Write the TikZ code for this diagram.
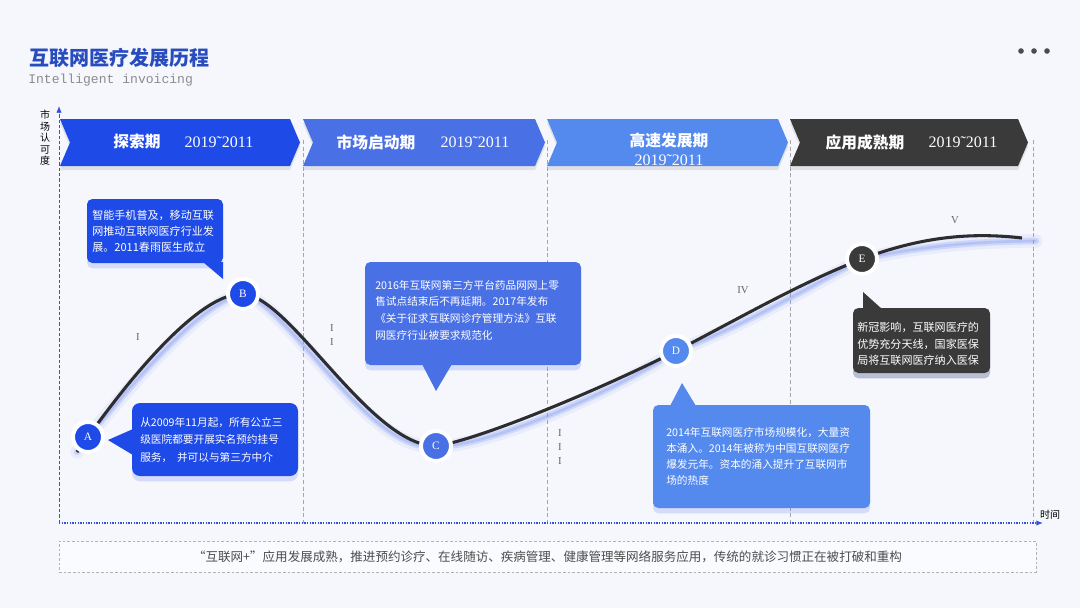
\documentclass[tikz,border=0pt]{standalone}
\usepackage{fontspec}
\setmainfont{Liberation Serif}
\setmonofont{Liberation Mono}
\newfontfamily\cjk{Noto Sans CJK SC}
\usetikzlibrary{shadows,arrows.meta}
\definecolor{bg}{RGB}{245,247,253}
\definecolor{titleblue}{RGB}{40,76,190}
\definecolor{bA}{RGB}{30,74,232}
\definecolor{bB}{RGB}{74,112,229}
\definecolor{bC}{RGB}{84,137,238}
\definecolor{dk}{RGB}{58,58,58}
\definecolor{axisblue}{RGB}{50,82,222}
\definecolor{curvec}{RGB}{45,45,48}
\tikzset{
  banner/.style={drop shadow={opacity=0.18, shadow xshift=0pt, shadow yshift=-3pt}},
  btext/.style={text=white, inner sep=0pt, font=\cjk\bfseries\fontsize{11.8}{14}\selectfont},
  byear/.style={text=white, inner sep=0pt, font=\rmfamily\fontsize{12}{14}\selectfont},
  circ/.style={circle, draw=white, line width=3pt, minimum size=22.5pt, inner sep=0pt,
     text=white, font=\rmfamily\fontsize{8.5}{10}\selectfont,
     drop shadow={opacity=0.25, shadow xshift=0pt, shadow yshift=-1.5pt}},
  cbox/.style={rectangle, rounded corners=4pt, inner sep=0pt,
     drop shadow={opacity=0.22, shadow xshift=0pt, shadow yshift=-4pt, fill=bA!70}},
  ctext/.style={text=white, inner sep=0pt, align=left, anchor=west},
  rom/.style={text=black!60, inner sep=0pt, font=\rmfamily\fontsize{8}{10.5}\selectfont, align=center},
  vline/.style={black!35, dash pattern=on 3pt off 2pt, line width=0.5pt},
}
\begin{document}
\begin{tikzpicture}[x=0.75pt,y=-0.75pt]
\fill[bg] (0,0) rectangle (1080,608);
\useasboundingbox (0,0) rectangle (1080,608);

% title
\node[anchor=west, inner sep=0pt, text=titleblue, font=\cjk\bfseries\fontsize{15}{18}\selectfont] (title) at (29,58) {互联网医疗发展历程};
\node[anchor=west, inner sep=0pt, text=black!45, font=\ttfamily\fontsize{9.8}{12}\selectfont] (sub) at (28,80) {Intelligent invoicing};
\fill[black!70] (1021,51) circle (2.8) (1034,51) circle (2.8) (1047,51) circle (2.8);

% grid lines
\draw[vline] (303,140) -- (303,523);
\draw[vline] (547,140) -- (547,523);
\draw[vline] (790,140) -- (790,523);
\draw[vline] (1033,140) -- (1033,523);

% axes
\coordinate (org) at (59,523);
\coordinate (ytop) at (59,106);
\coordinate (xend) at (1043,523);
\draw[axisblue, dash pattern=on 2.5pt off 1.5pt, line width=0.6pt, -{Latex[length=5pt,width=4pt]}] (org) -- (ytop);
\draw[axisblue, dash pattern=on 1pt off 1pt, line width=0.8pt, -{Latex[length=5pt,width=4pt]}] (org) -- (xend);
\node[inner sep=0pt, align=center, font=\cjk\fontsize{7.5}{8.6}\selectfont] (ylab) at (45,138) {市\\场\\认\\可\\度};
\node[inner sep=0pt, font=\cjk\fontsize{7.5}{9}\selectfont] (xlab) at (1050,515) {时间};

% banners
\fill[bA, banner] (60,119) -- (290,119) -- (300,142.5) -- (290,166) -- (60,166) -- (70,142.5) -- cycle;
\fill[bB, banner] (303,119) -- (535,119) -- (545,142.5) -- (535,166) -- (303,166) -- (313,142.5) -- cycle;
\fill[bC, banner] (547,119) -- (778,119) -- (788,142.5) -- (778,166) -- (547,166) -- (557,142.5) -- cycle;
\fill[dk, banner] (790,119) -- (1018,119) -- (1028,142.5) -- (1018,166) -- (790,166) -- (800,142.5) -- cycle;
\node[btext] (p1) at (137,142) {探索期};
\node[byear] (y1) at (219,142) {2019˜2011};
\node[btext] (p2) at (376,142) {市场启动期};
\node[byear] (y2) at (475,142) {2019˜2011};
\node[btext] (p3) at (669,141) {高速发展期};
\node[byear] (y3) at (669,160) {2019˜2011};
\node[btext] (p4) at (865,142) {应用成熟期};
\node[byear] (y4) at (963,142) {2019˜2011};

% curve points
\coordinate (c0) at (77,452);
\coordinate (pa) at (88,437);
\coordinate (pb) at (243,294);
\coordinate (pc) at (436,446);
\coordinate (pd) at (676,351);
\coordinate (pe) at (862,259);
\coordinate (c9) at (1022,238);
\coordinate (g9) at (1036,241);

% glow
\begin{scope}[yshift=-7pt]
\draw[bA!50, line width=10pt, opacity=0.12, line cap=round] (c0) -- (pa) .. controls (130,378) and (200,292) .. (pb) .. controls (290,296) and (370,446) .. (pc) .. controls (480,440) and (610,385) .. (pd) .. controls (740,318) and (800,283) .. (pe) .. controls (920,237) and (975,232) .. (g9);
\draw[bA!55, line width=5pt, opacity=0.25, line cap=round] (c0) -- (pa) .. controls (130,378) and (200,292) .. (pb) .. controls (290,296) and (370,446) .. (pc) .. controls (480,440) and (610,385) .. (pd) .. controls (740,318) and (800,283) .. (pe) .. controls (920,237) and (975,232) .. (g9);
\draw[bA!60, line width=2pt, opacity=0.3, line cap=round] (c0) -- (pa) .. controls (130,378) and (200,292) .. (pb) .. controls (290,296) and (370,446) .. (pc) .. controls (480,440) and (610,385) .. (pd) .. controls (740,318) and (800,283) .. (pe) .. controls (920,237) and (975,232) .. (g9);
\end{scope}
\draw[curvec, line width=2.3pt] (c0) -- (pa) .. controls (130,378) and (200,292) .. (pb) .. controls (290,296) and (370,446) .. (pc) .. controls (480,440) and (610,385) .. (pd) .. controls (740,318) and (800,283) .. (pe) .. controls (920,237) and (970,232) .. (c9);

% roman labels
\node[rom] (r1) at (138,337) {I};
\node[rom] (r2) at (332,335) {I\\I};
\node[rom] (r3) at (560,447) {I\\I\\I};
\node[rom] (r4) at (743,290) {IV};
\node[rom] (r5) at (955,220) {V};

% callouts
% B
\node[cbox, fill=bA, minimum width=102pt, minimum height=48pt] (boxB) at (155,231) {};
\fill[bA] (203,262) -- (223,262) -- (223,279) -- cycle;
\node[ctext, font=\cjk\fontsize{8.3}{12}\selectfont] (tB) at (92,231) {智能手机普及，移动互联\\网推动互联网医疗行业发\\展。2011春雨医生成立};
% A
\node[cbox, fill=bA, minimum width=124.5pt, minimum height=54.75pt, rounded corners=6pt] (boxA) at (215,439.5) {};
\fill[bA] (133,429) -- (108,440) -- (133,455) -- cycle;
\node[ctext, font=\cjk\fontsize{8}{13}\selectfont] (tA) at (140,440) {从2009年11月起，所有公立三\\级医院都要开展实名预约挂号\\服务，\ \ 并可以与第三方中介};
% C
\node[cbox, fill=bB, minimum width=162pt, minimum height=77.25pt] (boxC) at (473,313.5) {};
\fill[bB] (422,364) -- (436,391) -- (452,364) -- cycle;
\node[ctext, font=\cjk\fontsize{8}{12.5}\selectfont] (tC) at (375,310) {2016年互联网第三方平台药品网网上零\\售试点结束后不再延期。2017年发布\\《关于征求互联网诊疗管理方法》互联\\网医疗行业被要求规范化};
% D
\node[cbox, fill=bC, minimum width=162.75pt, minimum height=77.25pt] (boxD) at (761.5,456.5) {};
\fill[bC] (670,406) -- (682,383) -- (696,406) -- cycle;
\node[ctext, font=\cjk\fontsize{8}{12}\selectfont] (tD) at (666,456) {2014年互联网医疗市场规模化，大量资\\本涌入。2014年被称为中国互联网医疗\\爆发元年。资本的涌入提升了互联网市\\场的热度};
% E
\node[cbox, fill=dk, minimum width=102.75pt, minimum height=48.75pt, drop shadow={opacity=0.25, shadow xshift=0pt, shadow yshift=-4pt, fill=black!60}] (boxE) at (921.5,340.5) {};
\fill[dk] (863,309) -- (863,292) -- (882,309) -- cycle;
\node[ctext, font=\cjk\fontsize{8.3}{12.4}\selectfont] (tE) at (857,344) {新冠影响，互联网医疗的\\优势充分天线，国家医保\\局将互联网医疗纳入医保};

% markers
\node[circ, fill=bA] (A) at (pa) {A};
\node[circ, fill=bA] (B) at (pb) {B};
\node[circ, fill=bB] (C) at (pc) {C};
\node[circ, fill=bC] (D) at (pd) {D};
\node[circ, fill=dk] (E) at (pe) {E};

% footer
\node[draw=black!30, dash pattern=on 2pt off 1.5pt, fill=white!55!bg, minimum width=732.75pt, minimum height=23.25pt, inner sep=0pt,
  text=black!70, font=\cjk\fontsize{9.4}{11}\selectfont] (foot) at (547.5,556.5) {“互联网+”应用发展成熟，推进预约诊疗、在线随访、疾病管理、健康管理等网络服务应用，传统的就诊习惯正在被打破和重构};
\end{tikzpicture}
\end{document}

* * * * * * * * *

### Written task
Leave out the pictures, then repeat the listing above exactly from its first line to the line with "(1033,140) -- (1033,523);", inclusive.

### Output
Write the TikZ code for this diagram.
\documentclass[tikz,border=0pt]{standalone}
\usepackage{fontspec}
\setmainfont{Liberation Serif}
\setmonofont{Liberation Mono}
\newfontfamily\cjk{Noto Sans CJK SC}
\usetikzlibrary{shadows,arrows.meta}
\definecolor{bg}{RGB}{245,247,253}
\definecolor{titleblue}{RGB}{40,76,190}
\definecolor{bA}{RGB}{30,74,232}
\definecolor{bB}{RGB}{74,112,229}
\definecolor{bC}{RGB}{84,137,238}
\definecolor{dk}{RGB}{58,58,58}
\definecolor{axisblue}{RGB}{50,82,222}
\definecolor{curvec}{RGB}{45,45,48}
\tikzset{
  banner/.style={drop shadow={opacity=0.18, shadow xshift=0pt, shadow yshift=-3pt}},
  btext/.style={text=white, inner sep=0pt, font=\cjk\bfseries\fontsize{11.8}{14}\selectfont},
  byear/.style={text=white, inner sep=0pt, font=\rmfamily\fontsize{12}{14}\selectfont},
  circ/.style={circle, draw=white, line width=3pt, minimum size=22.5pt, inner sep=0pt,
     text=white, font=\rmfamily\fontsize{8.5}{10}\selectfont,
     drop shadow={opacity=0.25, shadow xshift=0pt, shadow yshift=-1.5pt}},
  cbox/.style={rectangle, rounded corners=4pt, inner sep=0pt,
     drop shadow={opacity=0.22, shadow xshift=0pt, shadow yshift=-4pt, fill=bA!70}},
  ctext/.style={text=white, inner sep=0pt, align=left, anchor=west},
  rom/.style={text=black!60, inner sep=0pt, font=\rmfamily\fontsize{8}{10.5}\selectfont, align=center},
  vline/.style={black!35, dash pattern=on 3pt off 2pt, line width=0.5pt},
}
\begin{document}
\begin{tikzpicture}[x=0.75pt,y=-0.75pt]
\fill[bg] (0,0) rectangle (1080,608);
\useasboundingbox (0,0) rectangle (1080,608);

% title
\node[anchor=west, inner sep=0pt, text=titleblue, font=\cjk\bfseries\fontsize{15}{18}\selectfont] (title) at (29,58) {互联网医疗发展历程};
\node[anchor=west, inner sep=0pt, text=black!45, font=\ttfamily\fontsize{9.8}{12}\selectfont] (sub) at (28,80) {Intelligent invoicing};
\fill[black!70] (1021,51) circle (2.8) (1034,51) circle (2.8) (1047,51) circle (2.8);

% grid lines
\draw[vline] (303,140) -- (303,523);
\draw[vline] (547,140) -- (547,523);
\draw[vline] (790,140) -- (790,523);
\draw[vline] (1033,140) -- (1033,523);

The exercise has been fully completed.